Anggota Komisi Nasional Hak Asasi Manusia Amirrudin Al Rahab dalam kata pengantar di buku ini menyebutkan “dari perspektif pemilih, sistem noken sebenarnya dapat dikatakan turut menyelamatkan suara pemilih, hanya caranya berbeda. Jika cara noken dirasa tidak sesuai dengan prinsip-prinsip kepemiluan yang berlaku umum, lantas apakah ada cara lain yang dapat digunakan untuk menyelamatkan suara warga di Papua di Pegunungan Tengah?
“Pertanyaan ini hanya dapat dijawab dengan melihat sejauh mana infrastruktur kepemiluannya. Yang pasti, kondisinya jauh berbeda dengan masyarakat di Pulau Jawa. Infrastruktur pemilunya tersedia dengan baik, penduduknya berkumpul agak rapat, transportasi juga tersedia dengan baik dan lancar. Situasi ini berkebalikan dengan yang ada di Papua. Sehingga mengubah sistem noken ke sistem nasional harus dengan kesiapan yang memadai.”
Secara umum, Perludem menilai bahwa perbaikan tata aturan sistem noken akan berdampak konkrit dan signifikan terhadap kualitas proses penyelenggaraan pilkada di Papua secara menyeluruh.
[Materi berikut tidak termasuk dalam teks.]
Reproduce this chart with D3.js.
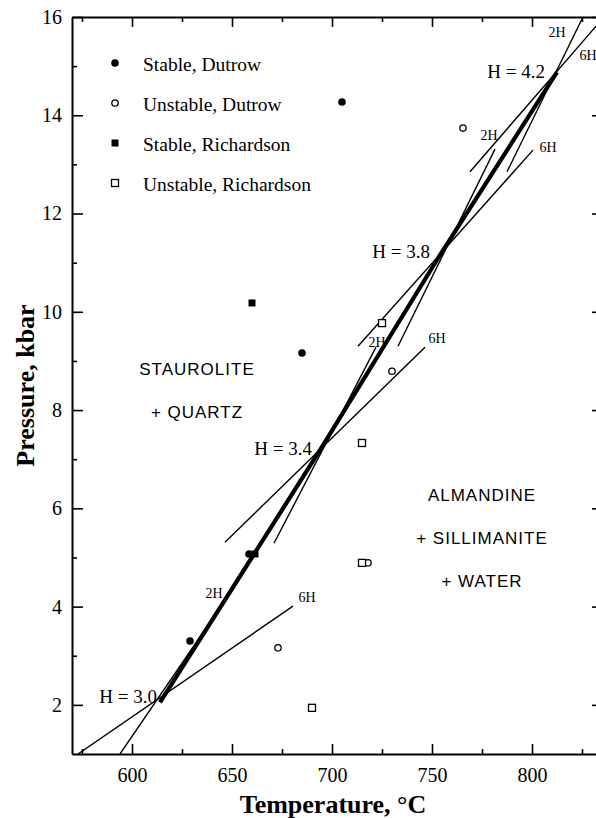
<!DOCTYPE html>
<html>
<head>
<meta charset="utf-8">
<script src="https://cdn.jsdelivr.net/npm/d3@7"></script>
<style>
  body { margin: 0; background: #fff; }
  svg { display: block; }
</style>
</head>
<body>
<svg class="pt-chart"></svg>
<script>
// experiment results, [temperature (C), pressure (kbar)]
var stableDutrow = [[705, 14.27], [685, 9.16], [658.5, 5.07], [629, 3.30]];
var unstableDutrow = [[765.5, 13.74], [730, 8.79], [718, 4.89], [673, 3.16]];
var stableRichardson = [[660, 10.18], [661.5, 5.07]];
var unstableRichardson = [[725, 9.77], [715, 7.33], [715, 4.89], [690, 1.94]];

// H content at each node of the reaction curve
var hValues = ["3.0", "3.4", "3.8", "4.2"];
var hNodes = [[614, 2.05], [695, 7.25], [753, 11.09], [812.5, 14.88]];

// thin 2H / 6H lines through each node, [lower end, upper end]
var lines2H = [[[594, 1.0], [645.5, 4.07]], [[671, 5.29], [722, 9.28]], [[733, 9.30], [781.5, 13.31]], [[787.5, 12.85], [825.5, 16.0]]];
var lines6H = [[[573, 1.0], [680.5, 4.01]], [[646.5, 5.31], [746.5, 9.28]], [[713, 9.30], [800.5, 13.29]], [[769, 12.85], [836, 16.0]]];
var tags2H = [[641, 4.27], [722.5, 9.38], [778.5, 13.6], [812.5, 15.7]];
var tags6H = [[687.5, 4.19], [752.5, 9.47], [808, 13.35], [828, 15.23]];

// field names
var fieldLeft = ["STAUROLITE", "+ QUARTZ"];
var fieldRight = ["ALMANDINE", "+ SILLIMANITE", "+ WATER"];

var xTicks = [600, 650, 700, 750, 800];
var xMinor = [575, 625, 675, 725, 775, 825];
var yTicks = [2, 4, 6, 8, 10, 12, 14, 16];
var yMinor = [3, 5, 7, 9, 11, 13, 15];

var legendNames = ["Stable, Dutrow", "Unstable, Dutrow", "Stable, Richardson", "Unstable, Richardson"];

var svgWidth = 596, svgHeight = 818;
var margin = { top: 17, right: -6, bottom: 64, left: 72 };
var width = svgWidth - margin.left - margin.right;
var height = svgHeight - margin.top - margin.bottom;

var serif = "'Liberation Serif', 'Times New Roman', serif";
var sans = "'Liberation Sans', Arial, sans-serif";

var svg = d3.select('svg.pt-chart')
    .attr("width", svgWidth)
    .attr("height", svgHeight);

var g = svg.append("g")
    .attr("transform", "translate(" + margin.left + "," + margin.top + ")");

var x = d3.scaleLinear().domain([570, 835]).range([0, width]);
var y = d3.scaleLinear().domain([1, 16]).range([height, 0]);

g.append("clipPath").attr("id", "plot-clip")
    .append("rect").attr("width", width).attr("height", height);

var plot = g.append("g").attr("clip-path", "url(#plot-clip)");

var line = d3.line()
    .x(function(d) { return x(d[0]); })
    .y(function(d) { return y(d[1]); });

// thin lines
plot.selectAll("path.thin")
    .data(lines2H.concat(lines6H))
    .enter().append("path")
    .attr("class", "thin")
    .attr("d", line)
    .attr("fill", "none")
    .attr("stroke", "#000")
    .attr("stroke-width", 1.4);

// reaction curve
plot.append("path")
    .datum(hNodes)
    .attr("d", line)
    .attr("fill", "none")
    .attr("stroke", "#000")
    .attr("stroke-width", 4.2)
    .attr("stroke-linejoin", "round");

// 2H / 6H tags
function tag(list, txt) {
    g.selectAll(null)
        .data(list)
        .enter().append("text")
        .attr("x", function(d) { return x(d[0]); })
        .attr("y", function(d) { return y(d[1]); })
        .attr("dy", "0.35em")
        .attr("text-anchor", "middle")
        .style("font-family", serif)
        .style("font-size", "14px")
        .text(txt);
}
tag(tags2H, "2H");
tag(tags6H, "6H");

// H = labels, offset from node
var hOffsets = [[-3, 1], [-10, 8], [-8, 0], [-12, 6]];
g.selectAll("text.hlab")
    .data(hNodes)
    .enter().append("text")
    .attr("class", "hlab")
    .attr("x", function(d, i) { return x(d[0]) + hOffsets[i][0]; })
    .attr("y", function(d, i) { return y(d[1]) + hOffsets[i][1]; })
    .attr("text-anchor", "end")
    .style("font-family", serif)
    .style("font-size", "19px")
    .text(function(d, i) { return "H = " + hValues[i]; });

// points
function circles(data, filled) {
    plot.selectAll(null)
        .data(data)
        .enter().append("circle")
        .attr("cx", function(d) { return x(d[0]); })
        .attr("cy", function(d) { return y(d[1]); })
        .attr("r", filled ? 3.8 : 3.2)
        .attr("fill", filled ? "#000" : "#fff")
        .attr("stroke", "#000")
        .attr("stroke-width", filled ? 0 : 1.3);
}
function squares(data, filled) {
    plot.selectAll(null)
        .data(data)
        .enter().append("rect")
        .attr("x", function(d) { return x(d[0]) - 3.5; })
        .attr("y", function(d) { return y(d[1]) - 3.5; })
        .attr("width", 7)
        .attr("height", 7)
        .attr("fill", filled ? "#000" : "#fff")
        .attr("stroke", "#000")
        .attr("stroke-width", filled ? 0 : 1.3);
}
circles(stableDutrow, true);
circles(unstableDutrow, false);
squares(stableRichardson, true);
squares(unstableRichardson, false);

// field labels
g.selectAll(null)
    .data(fieldLeft)
    .enter().append("text")
    .attr("x", x(632.5))
    .attr("y", function(d, i) { return y(8.71) + i * 43; })
    .attr("text-anchor", "middle")
    .style("font-family", sans)
    .style("font-size", "17px")
    .style("letter-spacing", "1px")
    .text(function(d) { return d; });

g.selectAll(null)
    .data(fieldRight)
    .enter().append("text")
    .attr("x", x(775))
    .attr("y", function(d, i) { return y(4.40) + (i - 2) * 43; })
    .attr("text-anchor", "middle")
    .style("font-family", sans)
    .style("font-size", "17px")
    .style("letter-spacing", "1px")
    .text(function(d) { return d; });

// legend
var legend = g.append("g").attr("transform", "translate(" + (115 - margin.left) + "," + (63 - margin.top) + ")");
legendNames.forEach(function(name, i) {
    var row = legend.append("g").attr("transform", "translate(0," + (i * 40) + ")");
    if (i < 2) {
        row.append("circle").attr("r", i == 0 ? 3.8 : 3.2)
            .attr("fill", i == 0 ? "#000" : "#fff")
            .attr("stroke", "#000").attr("stroke-width", i == 0 ? 0 : 1.3);
    } else {
        row.append("rect").attr("x", -3.5).attr("y", -3.5).attr("width", 7).attr("height", 7)
            .attr("fill", i == 2 ? "#000" : "#fff")
            .attr("stroke", "#000").attr("stroke-width", i == 2 ? 0 : 1.3);
    }
    row.append("text")
        .attr("x", 28)
        .attr("y", 8)
        .style("font-family", serif)
        .style("font-size", "19.5px")
        .text(name);
});

// axes: ticks point inwards on all four sides
function tickAxis(axis, major, minor) {
    return axis.tickValues(major.concat(minor))
        .tickSizeInner(-10)
        .tickSizeOuter(0)
        .tickPadding(14);
}

var xb = g.append("g")
    .attr("transform", "translate(0," + height + ")")
    .call(tickAxis(d3.axisBottom(x), xTicks, xMinor).tickFormat(function(d) { return xTicks.indexOf(d) >= 0 ? d : ""; }));
var xt = g.append("g")
    .call(tickAxis(d3.axisTop(x), xTicks, xMinor).tickFormat(""));
var yl = g.append("g")
    .call(tickAxis(d3.axisLeft(y), yTicks, yMinor).tickPadding(10).tickFormat(function(d) { return yTicks.indexOf(d) >= 0 ? d : ""; }));
var yr = g.append("g")
    .attr("transform", "translate(" + width + ",0)")
    .call(tickAxis(d3.axisRight(y), yTicks, yMinor).tickFormat(""));

[xb, xt, yl, yr].forEach(function(a) {
    a.select(".domain").attr("stroke-width", 2);
    a.selectAll(".tick line").attr("stroke-width", 1.6);
    a.selectAll(".tick text")
        .style("font-family", serif)
        .style("font-size", "20px")
        .attr("fill", "#000");
});
// minor ticks are half length
[xb, xt, yl, yr].forEach(function(a, k) {
    a.selectAll(".tick").filter(function(d) { return xMinor.indexOf(d) >= 0 && k < 2 || yMinor.indexOf(d) >= 0 && k >= 2; })
        .select("line")
        .attr(k < 2 ? "y2" : "x2", function() { return +d3.select(this).attr(k < 2 ? "y2" : "x2") / 2; });
});
yl.selectAll(".tick line").filter(function(d) { return yTicks.indexOf(d) >= 0; }).attr("x2", 11);

// axis titles
svg.append("text")
    .attr("x", 333)
    .attr("y", 813)
    .attr("text-anchor", "middle")
    .style("font-family", serif)
    .style("font-weight", "bold")
    .style("font-size", "26px")
    .text("Temperature, \u00B0C");

svg.append("text")
    .attr("transform", "translate(34," + (margin.top + height / 2) + ") rotate(-90)")
    .attr("text-anchor", "middle")
    .style("font-family", serif)
    .style("font-weight", "bold")
    .style("font-size", "26px")
    .text("Pressure, kbar");
</script>
</body>
</html>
Bahkan diyakini dapat meminimalisir konflik horizontal sejauh prosesnya dilaksanakan secara transparan dan netral.
Oleh karena itu, pendekatannya harus pada mekanisme teknis pelaksanaan, bimbingan teknis bagi penyelenggara, serta pendidikan pemilih yang intensif dan berkelanjutan.
Buku ini penting dimiliki oleh para pengambil kebijakan seperti pemerintah maupun anggota legislatif baik yang ada di pusat maupun di daerah, bagi penyelenggara pemilu, bagi institusi akademik maupun organisasi masyarakat sipil yang berkepentingan dalam mendalami atau mengawal demokrasi noken, karena data yang tersaji di dalamnya sangat bermanfaat bagi perbaikan penyelenggaraan Pilkada di Papua pada bulan Juni 2018 dan Pemilu pada tahun 2019 yang mana di beberapa daerah tersebut masih akan menerapkan sistem Noken.